**Instructions to follow**
From the first line of the listing below to the line with "const labelIdx = [0,14,28,44];", print each line exactly, and nothing more. Leave out the pictures.

**Source excerpt**
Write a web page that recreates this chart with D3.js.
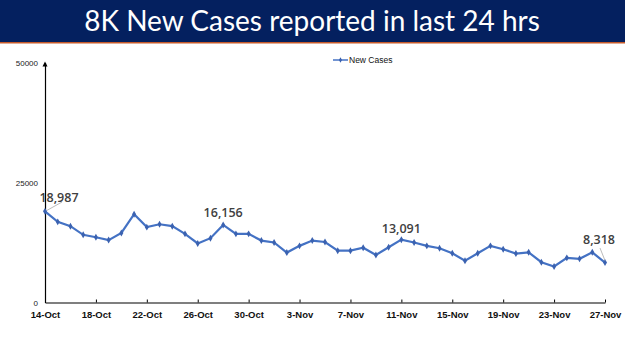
<!DOCTYPE html>
<html><head><meta charset="utf-8">
<script src="https://cdn.jsdelivr.net/npm/d3@7"></script>
<style>body{margin:0;background:#fff}svg{display:block}</style>
</head><body>
<svg id="c" width="625" height="351"></svg>
<script>
const titleText = "8K New Cases reported in last 24 hrs";
const seriesName = "New Cases";
const startDate = "2020-10-14";
const values = [18987,16800,15900,14100,13600,13000,14500,18400,15700,16300,15900,14300,12300,13400,16156,14300,14300,12900,12500,10400,11800,12900,12600,10800,10800,11400,9900,11500,13091,12500,11800,11300,10250,8700,10250,11800,11100,10200,10450,8400,7500,9300,9100,10450,8318];
const yTicks = [0,25000,50000];
const labelIdx = [0,14,28,44];

const fmtTick = d3.timeFormat("%-d-%b");
const parse = d3.timeParse("%Y-%m-%d");
const d0 = parse(startDate);
const dates = values.map((v,i)=>d3.timeDay.offset(d0,i));
const data = values.map((v,i)=>({date:dates[i],value:v}));

const svg = d3.select("#c");
// banner
svg.append("rect").attr("x",0).attr("y",0).attr("width",625).attr("height",42).attr("fill","#04205f");
svg.append("rect").attr("x",0).attr("y",42).attr("width",625).attr("height",1.5).attr("fill","#c55a2a");
svg.append("text").attr("x",312).attr("y",31).attr("text-anchor","middle")
  .attr("fill","#fff").attr("font-family","Lato, 'Open Sans', sans-serif").attr("font-size",28)
  .text(titleText);

const x = d3.scaleTime().domain([dates[0],dates[dates.length-1]]).range([45,605]);
const y = d3.scaleLinear().domain([0,50000]).range([302.5,62.5]);

// x axis
const xa = svg.append("g").attr("transform","translate(0,302.5)")
  .call(d3.axisBottom(x).tickValues(dates.filter((d,i)=>i%4===0)).tickFormat(fmtTick).tickSize(3).tickSizeOuter(0));
xa.select(".domain").attr("stroke","#000").attr("stroke-width",1.2);
xa.selectAll(".tick line").attr("stroke","#000").attr("y1",-3).attr("y2",0);
xa.selectAll("text").attr("font-family","'Liberation Sans', Arial, sans-serif").attr("font-weight","bold")
  .attr("font-size",9.5).attr("fill","#111").attr("dy","1.05em");

// y axis
const ya = svg.append("g").attr("transform","translate(45,0)")
  .call(d3.axisLeft(y).tickValues(yTicks).tickSize(0).tickFormat(d3.format("d")));
ya.select(".domain").attr("stroke","#000").attr("stroke-width",1.2);
ya.selectAll("text").attr("font-family","'Liberation Sans', Arial, sans-serif").attr("font-size",8)
  .attr("fill","#222").attr("x",-7);
// arrow head
svg.append("path").attr("d",`M42.5,${y(50000)+4} L45,${y(50000)-1} L47.5,${y(50000)+4} Z`).attr("fill","#000");

// line
const line = d3.line().x(d=>x(d.date)).y(d=>y(d.value));
svg.append("path").datum(data).attr("d",line).attr("fill","none").attr("stroke","#4472c4").attr("stroke-width",2.2);
svg.append("g").selectAll("path").data(data).join("path")
  .attr("transform",d=>`translate(${x(d.date)},${y(d.value)})`)
  .attr("d",d3.symbol(d3.symbolDiamond,14)).attr("fill","#3b62b0");

// data labels
const lab = [
  {i:0, dx:14, dy:-9, lx:62, ly:202},
  {i:14, dx:0, dy:-8},
  {i:28, dx:0, dy:-7},
  {i:44, dx:-6, dy:-19, lx:600, ly:248}
];
lab.forEach(l=>{
  const d = data[l.i];
  const px = x(d.date), py = y(d.value);
  if(l.lx!==undefined){
    svg.append("line").attr("x1",px+(l.i===0?2:0)).attr("y1",py-(l.i===0?1:2)).attr("x2",l.lx).attr("y2",l.ly)
      .attr("stroke","#aaa").attr("stroke-width",0.8);
  }
  svg.append("text").attr("x",px+l.dx).attr("y",py+l.dy).attr("text-anchor","middle")
    .attr("font-family","'Open Sans', 'Liberation Sans', sans-serif").attr("font-weight","600")
    .attr("font-size",12.5).attr("fill","#404040").text(d3.format(",")(d.value));
});

// legend
svg.append("line").attr("x1",333).attr("x2",348).attr("y1",60).attr("y2",60).attr("stroke","#4472c4").attr("stroke-width",1.5);
svg.append("path").attr("transform","translate(340.5,60)").attr("d",d3.symbol(d3.symbolDiamond,8)).attr("fill","#3b62b0");
svg.append("text").attr("x",349).attr("y",63).attr("font-family","'Liberation Sans', Arial, sans-serif")
  .attr("font-size",8.5).attr("fill","#111").text(seriesName);
</script>
</body></html>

**Solution**
Write a web page that recreates this chart with D3.js.
<!DOCTYPE html>
<html><head><meta charset="utf-8">
<script src="https://cdn.jsdelivr.net/npm/d3@7"></script>
<style>body{margin:0;background:#fff}svg{display:block}</style>
</head><body>
<svg id="c" width="625" height="351"></svg>
<script>
const titleText = "8K New Cases reported in last 24 hrs";
const seriesName = "New Cases";
const startDate = "2020-10-14";
const values = [18987,16800,15900,14100,13600,13000,14500,18400,15700,16300,15900,14300,12300,13400,16156,14300,14300,12900,12500,10400,11800,12900,12600,10800,10800,11400,9900,11500,13091,12500,11800,11300,10250,8700,10250,11800,11100,10200,10450,8400,7500,9300,9100,10450,8318];
const yTicks = [0,25000,50000];
const labelIdx = [0,14,28,44];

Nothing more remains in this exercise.